» Given exercise:
Here are some records; quote them exactly, leaving out the pictures.

» Rows from a dataset of charts and code:
☆ ☆ ☆ ☆
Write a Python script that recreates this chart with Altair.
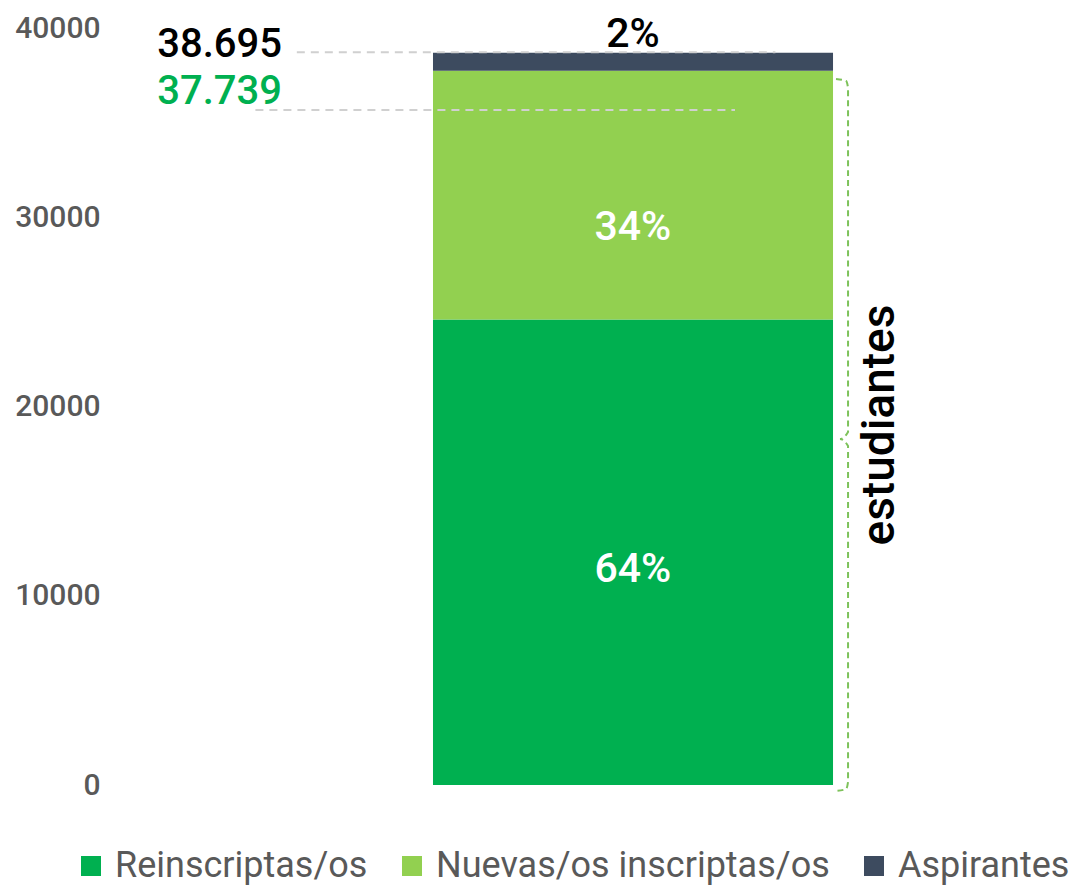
import altair as alt
import pandas as pd

# ---- data ----
series = ["Reinscriptas/os", "Nuevas/os inscriptas/os", "Aspirantes"]
valores = [24600, 13139, 956]
colores = ["#00B050", "#92D050", "#3D4B5F"]

porcentajes = ["64%", "34%", "2%"]
pct_y = [11360, 29430, 39630]
pct_color = ["#FFFFFF", "#FFFFFF", "#000000"]

totales = ["38.695", "37.739"]
total_y = [39100, 36620]
total_color = ["#000000", "#00B050"]

guia_y = [38720, 35670]
guia_x0 = [19.4, 15.1]
guia_x1 = [69.1, 64.9]

# bracket (curly brace) outline points, in chart units
llave_x = [75.39, 76.43, 76.64, 76.64, 75.8, 76.64, 76.64, 76.43, 75.39]
llave_y = [37305, 37199, 36830, 18653, 18283, 17913, 159, -211, -317]

y_ticks = [0, 10000, 20000, 30000, 40000]

FONT = "Roboto"
GRAY = "#595959"

# ---- tables ----
fin = pd.Series(valores).cumsum()
df_bar = pd.DataFrame({"serie": series, "inicio": fin - pd.Series(valores), "fin": fin})
df_pct = pd.DataFrame({"t": porcentajes, "y": pct_y, "c": pct_color, "x": [54.3] * 3})
df_tot = pd.DataFrame({"t": totales, "y": total_y, "c": total_color, "x": [4.9] * 2})
df_guia = pd.DataFrame({"y": guia_y, "x0": guia_x0, "x1": guia_x1})
df_llave = pd.DataFrame({"x": llave_x, "y": llave_y, "o": list(range(len(llave_x)))})
df_lbl = pd.DataFrame({"t": ["estudiantes"], "x": [80.0], "y": [19020]})

xs = alt.Scale(domain=[0, 100])
ys = alt.Scale(domain=[0, 40000])

bars = alt.Chart(df_bar).mark_bar().encode(
    x=alt.X(datum=33.54, type="quantitative", scale=xs, axis=None),
    x2=alt.X2(datum=75.08),
    y=alt.Y("inicio:Q", scale=ys, title=None,
            axis=alt.Axis(values=y_ticks, grid=False, domain=False, ticks=False,
                          labelFontSize=30, labelColor=GRAY, labelFont=FONT,
                          labelFontWeight=500, labelPadding=10, format="d")),
    y2="fin:Q",
    color=alt.Color("serie:N", scale=alt.Scale(domain=series, range=colores),
                    legend=alt.Legend(orient="none", legendX=-37, legendY=820,
                                      direction="horizontal", title=None,
                                      symbolType="square", symbolSize=400,
                                      symbolStrokeWidth=0,
                                      labelFontSize=36, labelFont=FONT, labelColor=GRAY,
                                      labelBaseline="middle", columnPadding=26,
                                      labelOffset=6, padding=0, labelLimit=500)),
)

guias = alt.Chart(df_guia).mark_rule(color="#D0D0D0", strokeWidth=2, strokeDash=[8, 6]).encode(
    x=alt.X("x0:Q", scale=xs), x2="x1:Q", y=alt.Y("y:Q", scale=ys)
)

llave = alt.Chart(df_llave).mark_line(color="#7DC25A", strokeWidth=2, strokeDash=[6, 4],
                                       interpolate="monotone", clip=False).encode(
    x=alt.X("x:Q", scale=xs), y=alt.Y("y:Q", scale=ys), order="o:Q"
)

pct = alt.Chart(df_pct).mark_text(font=FONT, fontSize=41, fontWeight=500, baseline="middle",
                                  align="center").encode(
    x=alt.X("x:Q", scale=xs), y=alt.Y("y:Q", scale=ys), text="t:N",
    color=alt.Color("c:N", scale=None)
)

tot = alt.Chart(df_tot).mark_text(font=FONT, fontSize=40, fontWeight=500, baseline="middle",
                                  align="left").encode(
    x=alt.X("x:Q", scale=xs), y=alt.Y("y:Q", scale=ys), text="t:N",
    color=alt.Color("c:N", scale=None)
)

lbl = alt.Chart(df_lbl).mark_text(font=FONT, fontSize=46, fontWeight=500, baseline="middle",
                                  align="center", angle=270, color="#000000").encode(
    x=alt.X("x:Q", scale=xs), y=alt.Y("y:Q", scale=ys), text="t:N"
)

chart = alt.layer(bars, guias, llave, pct, tot, lbl).properties(
    width=963, height=757,
    autosize=alt.AutoSizeParams(type="none"),
    padding={"left": 102, "top": 20, "right": 0, "bottom": 100},
).configure_view(stroke=None)

chart.save("out.html", embed_options={"renderer": "svg", "actions": False})
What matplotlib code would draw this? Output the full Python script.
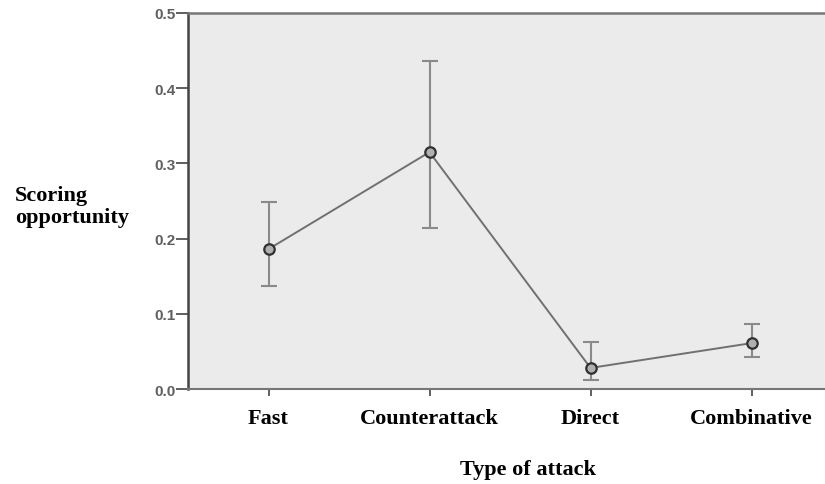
import matplotlib
matplotlib.use("Agg")
import matplotlib.pyplot as plt

categories = ["Fast", "Counterattack", "Direct", "Combinative"]
means = [0.186, 0.315, 0.028, 0.061]
lower = [0.137, 0.214, 0.012, 0.043]
upper = [0.249, 0.436, 0.062, 0.086]
yticks = [0.0, 0.1, 0.2, 0.3, 0.4, 0.5]

fig = plt.figure(figsize=(8.25, 4.85), dpi=100)
W, H = 825, 485
ax = fig.add_axes([188 / W, 1 - 390 / H, 644 / W, 376 / H])
ax.set_facecolor("#ebebeb")

x = list(range(len(categories)))
yerr = [[m - l for m, l in zip(means, lower)], [u - m for m, u in zip(means, upper)]]
ax.errorbar(x, means, yerr=yerr, fmt="none", ecolor="#8a8a8a", elinewidth=1.5,
            capsize=6, capthick=1.5, zorder=2)
ax.plot(x, means, color="#707070", linewidth=1.4, zorder=3)
ax.plot(x, means, linestyle="none", marker="o", markersize=7.5,
        markerfacecolor="#b0b0b0", markeredgecolor="#303030", markeredgewidth=1.6, zorder=4)

ax.set_xlim(-0.5, 3.5)
ax.set_ylim(0, 0.5)
ax.set_yticks(yticks)
ax.set_yticklabels([f"{v:.1f}" for v in yticks], family="Liberation Sans",
                   fontsize=11, color="#606060", fontweight="bold")
ax.set_xticks(x)
ax.set_xticklabels(categories, family="Liberation Serif", fontsize=16, fontweight="bold")
ax.tick_params(axis="y", length=9, width=1.2, color="#444444", pad=0)
ax.tick_params(axis="x", length=5, width=1.2, color="#444444", pad=9)

ax.spines["left"].set_color("#444444")
ax.spines["left"].set_linewidth(1.8)
ax.spines["top"].set_color("#777777")
ax.spines["top"].set_linewidth(1.8)
ax.spines["bottom"].set_color("#777777")
ax.spines["bottom"].set_linewidth(1.5)
ax.spines["right"].set_visible(False)

fig.text(15 / W, 1 - 207 / H, "Scoring\nopportunity", family="Liberation Serif",
         fontsize=16, fontweight="bold", ha="left", va="center", linespacing=1.1)
fig.text(528 / W, 1 - 470 / H, "Type of attack", family="Liberation Serif",
         fontsize=16, fontweight="bold", ha="center", va="center")

fig.savefig("out.png", dpi=100)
☆ ☆ ☆ ☆
» Task solution:
Write a Python script that recreates this chart with Altair.
import altair as alt
import pandas as pd

# ---- data ----
series = ["Reinscriptas/os", "Nuevas/os inscriptas/os", "Aspirantes"]
valores = [24600, 13139, 956]
colores = ["#00B050", "#92D050", "#3D4B5F"]

porcentajes = ["64%", "34%", "2%"]
pct_y = [11360, 29430, 39630]
pct_color = ["#FFFFFF", "#FFFFFF", "#000000"]

totales = ["38.695", "37.739"]
total_y = [39100, 36620]
total_color = ["#000000", "#00B050"]

guia_y = [38720, 35670]
guia_x0 = [19.4, 15.1]
guia_x1 = [69.1, 64.9]

# bracket (curly brace) outline points, in chart units
llave_x = [75.39, 76.43, 76.64, 76.64, 75.8, 76.64, 76.64, 76.43, 75.39]
llave_y = [37305, 37199, 36830, 18653, 18283, 17913, 159, -211, -317]

y_ticks = [0, 10000, 20000, 30000, 40000]

FONT = "Roboto"
GRAY = "#595959"

# ---- tables ----
fin = pd.Series(valores).cumsum()
df_bar = pd.DataFrame({"serie": series, "inicio": fin - pd.Series(valores), "fin": fin})
df_pct = pd.DataFrame({"t": porcentajes, "y": pct_y, "c": pct_color, "x": [54.3] * 3})
df_tot = pd.DataFrame({"t": totales, "y": total_y, "c": total_color, "x": [4.9] * 2})
df_guia = pd.DataFrame({"y": guia_y, "x0": guia_x0, "x1": guia_x1})
df_llave = pd.DataFrame({"x": llave_x, "y": llave_y, "o": list(range(len(llave_x)))})
df_lbl = pd.DataFrame({"t": ["estudiantes"], "x": [80.0], "y": [19020]})

xs = alt.Scale(domain=[0, 100])
ys = alt.Scale(domain=[0, 40000])

bars = alt.Chart(df_bar).mark_bar().encode(
    x=alt.X(datum=33.54, type="quantitative", scale=xs, axis=None),
    x2=alt.X2(datum=75.08),
    y=alt.Y("inicio:Q", scale=ys, title=None,
            axis=alt.Axis(values=y_ticks, grid=False, domain=False, ticks=False,
                          labelFontSize=30, labelColor=GRAY, labelFont=FONT,
                          labelFontWeight=500, labelPadding=10, format="d")),
    y2="fin:Q",
    color=alt.Color("serie:N", scale=alt.Scale(domain=series, range=colores),
                    legend=alt.Legend(orient="none", legendX=-37, legendY=820,
                                      direction="horizontal", title=None,
                                      symbolType="square", symbolSize=400,
                                      symbolStrokeWidth=0,
                                      labelFontSize=36, labelFont=FONT, labelColor=GRAY,
                                      labelBaseline="middle", columnPadding=26,
                                      labelOffset=6, padding=0, labelLimit=500)),
)

guias = alt.Chart(df_guia).mark_rule(color="#D0D0D0", strokeWidth=2, strokeDash=[8, 6]).encode(
    x=alt.X("x0:Q", scale=xs), x2="x1:Q", y=alt.Y("y:Q", scale=ys)
)

llave = alt.Chart(df_llave).mark_line(color="#7DC25A", strokeWidth=2, strokeDash=[6, 4],
                                       interpolate="monotone", clip=False).encode(
    x=alt.X("x:Q", scale=xs), y=alt.Y("y:Q", scale=ys), order="o:Q"
)

pct = alt.Chart(df_pct).mark_text(font=FONT, fontSize=41, fontWeight=500, baseline="middle",
                                  align="center").encode(
    x=alt.X("x:Q", scale=xs), y=alt.Y("y:Q", scale=ys), text="t:N",
    color=alt.Color("c:N", scale=None)
)

tot = alt.Chart(df_tot).mark_text(font=FONT, fontSize=40, fontWeight=500, baseline="middle",
                                  align="left").encode(
    x=alt.X("x:Q", scale=xs), y=alt.Y("y:Q", scale=ys), text="t:N",
    color=alt.Color("c:N", scale=None)
)

lbl = alt.Chart(df_lbl).mark_text(font=FONT, fontSize=46, fontWeight=500, baseline="middle",
                                  align="center", angle=270, color="#000000").encode(
    x=alt.X("x:Q", scale=xs), y=alt.Y("y:Q", scale=ys), text="t:N"
)

chart = alt.layer(bars, guias, llave, pct, tot, lbl).properties(
    width=963, height=757,
    autosize=alt.AutoSizeParams(type="none"),
    padding={"left": 102, "top": 20, "right": 0, "bottom": 100},
).configure_view(stroke=None)

chart.save("out.html", embed_options={"renderer": "svg", "actions": False})
What matplotlib code would draw this? Output the full Python script.
import matplotlib
matplotlib.use("Agg")
import matplotlib.pyplot as plt

categories = ["Fast", "Counterattack", "Direct", "Combinative"]
means = [0.186, 0.315, 0.028, 0.061]
lower = [0.137, 0.214, 0.012, 0.043]
upper = [0.249, 0.436, 0.062, 0.086]
yticks = [0.0, 0.1, 0.2, 0.3, 0.4, 0.5]

fig = plt.figure(figsize=(8.25, 4.85), dpi=100)
W, H = 825, 485
ax = fig.add_axes([188 / W, 1 - 390 / H, 644 / W, 376 / H])
ax.set_facecolor("#ebebeb")

x = list(range(len(categories)))
yerr = [[m - l for m, l in zip(means, lower)], [u - m for m, u in zip(means, upper)]]
ax.errorbar(x, means, yerr=yerr, fmt="none", ecolor="#8a8a8a", elinewidth=1.5,
            capsize=6, capthick=1.5, zorder=2)
ax.plot(x, means, color="#707070", linewidth=1.4, zorder=3)
ax.plot(x, means, linestyle="none", marker="o", markersize=7.5,
        markerfacecolor="#b0b0b0", markeredgecolor="#303030", markeredgewidth=1.6, zorder=4)

ax.set_xlim(-0.5, 3.5)
ax.set_ylim(0, 0.5)
ax.set_yticks(yticks)
ax.set_yticklabels([f"{v:.1f}" for v in yticks], family="Liberation Sans",
                   fontsize=11, color="#606060", fontweight="bold")
ax.set_xticks(x)
ax.set_xticklabels(categories, family="Liberation Serif", fontsize=16, fontweight="bold")
ax.tick_params(axis="y", length=9, width=1.2, color="#444444", pad=0)
ax.tick_params(axis="x", length=5, width=1.2, color="#444444", pad=9)

ax.spines["left"].set_color("#444444")
ax.spines["left"].set_linewidth(1.8)
ax.spines["top"].set_color("#777777")
ax.spines["top"].set_linewidth(1.8)
ax.spines["bottom"].set_color("#777777")
ax.spines["bottom"].set_linewidth(1.5)
ax.spines["right"].set_visible(False)

fig.text(15 / W, 1 - 207 / H, "Scoring\nopportunity", family="Liberation Serif",
         fontsize=16, fontweight="bold", ha="left", va="center", linespacing=1.1)
fig.text(528 / W, 1 - 470 / H, "Type of attack", family="Liberation Serif",
         fontsize=16, fontweight="bold", ha="center", va="center")

fig.savefig("out.png", dpi=100)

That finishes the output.